Os direitos humanos são complementares e não devem competir entre si. Isso significa que o Estado não deve relegar à população a decisão entre o direito à educação ou à saúde, por exemplo. No debate sobre reabertura das escolas, esse elemento é central: é urgente a volta às aulas presenciais para a garantia da educação, da proteção, da saúde mental, mas em um cenário de falta de segurança sanitária e sem condições de infraestrutura nas escolas, o direito global à saúde de toda a comunidade escolar — especialmente das e dos profissionais da educação e também das famílias e, por consequência, de toda a sociedade — fica comprometido.
Dessa forma, a posição da Campanha Nacional pelo Direito à Educação sempre foi a mesma: o retorno às atividades presenciais é essencial e urgente, mas não pode passar por cima da garantia de condições para um retorno seguro.

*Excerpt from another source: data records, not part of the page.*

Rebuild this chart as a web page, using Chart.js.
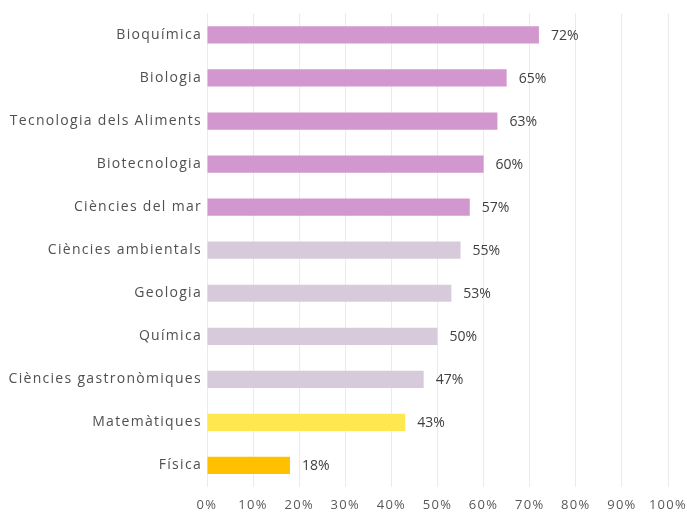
<!DOCTYPE html>
<html lang="ca">
<head>
<meta charset="utf-8">
<title>Graus</title>
<script src="https://cdn.jsdelivr.net/npm/chart.js@4.4.1/dist/chart.umd.min.js"></script>
<style>
    html, body { margin: 0; padding: 0; background: #fff; }
    #wrap { width: 687px; height: 516px; }
</style>
</head>
<body>
<div id="wrap"><canvas id="grafic"></canvas></div>
<script>
const graus = [
    'Bioquímica', 'Biologia', 'Tecnologia dels Aliments', 'Biotecnologia',
    'Ciències del mar', 'Ciències ambientals', 'Geologia', 'Química',
    'Ciències gastronòmiques', 'Matemàtiques', 'Física'
];
const percentatges = [72, 65, 63, 60, 57, 55, 53, 50, 47, 43, 18];
const colors = [
    '#D397CF', '#D397CF', '#D397CF', '#D397CF', '#D397CF',
    '#D7CBDB', '#D7CBDB', '#D7CBDB', '#D7CBDB',
    '#FFE84F', '#FFC000'
];
const ticksX = [0, 10, 20, 30, 40, 50, 60, 70, 80, 90, 100];

const FONT = "'Open Sans', sans-serif";

// espaiat de lletres a tot el canvas (es perd quan es redimensiona)
const espaiat = {
    id: 'espaiat',
    beforeUpdate(chart) { chart.ctx.letterSpacing = '1.3px'; },
    beforeDraw(chart) { chart.ctx.letterSpacing = '1.3px'; }
};

// etiquetes de valor a la dreta de cada barra
const etiquetes = {
    id: 'etiquetes',
    afterDatasetsDraw(chart) {
        const ctx = chart.ctx;
        const meta = chart.getDatasetMeta(0);
        ctx.save();
        ctx.letterSpacing = '0px';
        ctx.font = '14px ' + FONT;
        ctx.fillStyle = '#404040';
        ctx.textAlign = 'left';
        ctx.textBaseline = 'middle';
        meta.data.forEach((bar, i) => {
            ctx.fillText(percentatges[i] + '%', bar.x + 12, bar.y + 1);
        });
        ctx.restore();
    }
};

const ctx = document.getElementById('grafic').getContext('2d');
new Chart(ctx, {
    type: 'bar',
    data: {
        labels: graus,
        datasets: [{
            data: percentatges,
            backgroundColor: colors,
            borderWidth: 0,
            barPercentage: 1,
            categoryPercentage: 0.4
        }]
    },
    options: {
        indexAxis: 'y',
        responsive: true,
        maintainAspectRatio: false,
        animation: false,
        layout: { padding: { top: 13, right: 19, bottom: 0, left: 0 } },
        plugins: {
            legend: { display: false },
            tooltip: { enabled: false }
        },
        scales: {
            x: {
                min: 0,
                max: 100,
                afterBuildTicks(scale) {
                    scale.ticks = ticksX.map(v => ({ value: v }));
                },
                afterFit(scale) {
                    scale.height = 29;
                    scale.paddingLeft = 0;
                    scale.paddingRight = 0;
                },
                grid: { color: '#EBEBEB', lineWidth: 1, drawTicks: false },
                border: { display: false },
                ticks: {
                    padding: 10,
                    color: '#595959',
                    font: { family: FONT, size: 13 },
                    callback: v => v + '%'
                }
            },
            y: {
                afterFit(scale) { scale.width = 207; },
                grid: { display: false, drawTicks: false },
                border: { display: false },
                ticks: {
                    padding: 5,
                    color: '#505050',
                    font: { family: FONT, size: 14 }
                }
            }
        }
    },
    plugins: [espaiat, etiquetes]
});
</script>
</body>
</html>
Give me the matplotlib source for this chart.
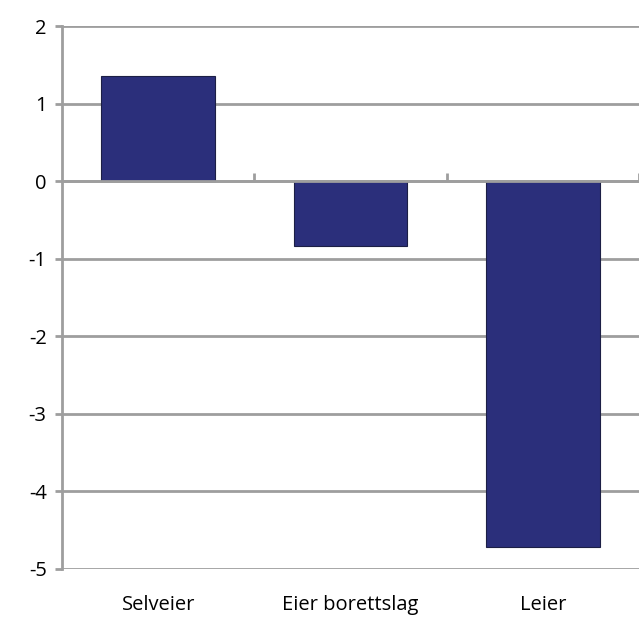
import numpy as np
import matplotlib as mpl
import matplotlib.pyplot as plt

mpl.rcParams['font.family'] = ['Open Sans', 'DejaVu Sans']

categories = ['Selveier', 'Eier borettslag', 'Leier']
values = [1.35, -0.84, -4.71]
yticks = [-5, -4, -3, -2, -1, 0, 1, 2]

gridCol = '#9e9e9e'
barCol = '#2b2f7b'

fig = plt.figure(figsize=(6.39, 6.32), dpi=100)
ax = fig.add_axes([62/639, 63/632, 1 - 62/639, (569 - 26)/632])

x = np.arange(len(categories))
ax.bar(x, values, width=0.59, color=barCol, edgecolor='#1c1f45', linewidth=0.8, zorder=3)

ax.set_xlim(-0.5, len(categories) - 0.5)
ax.set_ylim(yticks[0], yticks[-1])
ax.set_yticks(yticks)
ax.set_yticklabels([str(t) for t in yticks], fontsize=14.5)
ax.yaxis.grid(True, color=gridCol, linewidth=2, zorder=1)
ax.set_axisbelow(True)

ax.set_xticks(x)
ax.set_xticklabels(categories, fontsize=14.5)
ax.tick_params(axis='x', length=0, pad=19)
ax.tick_params(axis='y', length=5, width=2, color=gridCol, pad=6, direction='out')

for s in ['top', 'right', 'bottom']:
    ax.spines[s].set_visible(False)
ax.spines['left'].set_color(gridCol)
ax.spines['left'].set_linewidth(2)

# zero line with category boundary ticks
zeroPos = (0 - yticks[0]) / (yticks[-1] - yticks[0])
sec = ax.secondary_xaxis(zeroPos)
sec.set_xticks(np.arange(len(categories)) + 0.5)
sec.set_xticklabels([])
sec.tick_params(length=6, width=2, color=gridCol, direction='out')
for s in sec.spines.values():
    s.set_color(gridCol)
    s.set_linewidth(2)
sec.set_zorder(4)

fig.savefig('out.png', dpi=100)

Essa garantia passa pelo controle da pandemia, pela elaboração participativa e democrática de diagnósticos e de protocolos de retorno, pelo financiamento e investimento em infraestrutura que assegure condições materiais de segurança nas escolas, e pela transparência nas políticas e na disponibilização de dados não só para a construção da reabertura, como também no monitoramento do andamento dos trabalhos e dos casos de contaminação. E esses elementos são só o início da conversa.
*Marcele Frossard é assessora de políticas sociais da Campanha Nacional pelo Direito à Educação, é graduada, mestre e doutora em Ciências Sociais (UERJ).
*Andressa Pellanda é coordenadora-geral da Campanha Nacional pelo Direito à Educação, cientista política, jornalista, educadora popular, e doutoranda em ciências, com foco em relações internacionais (USP).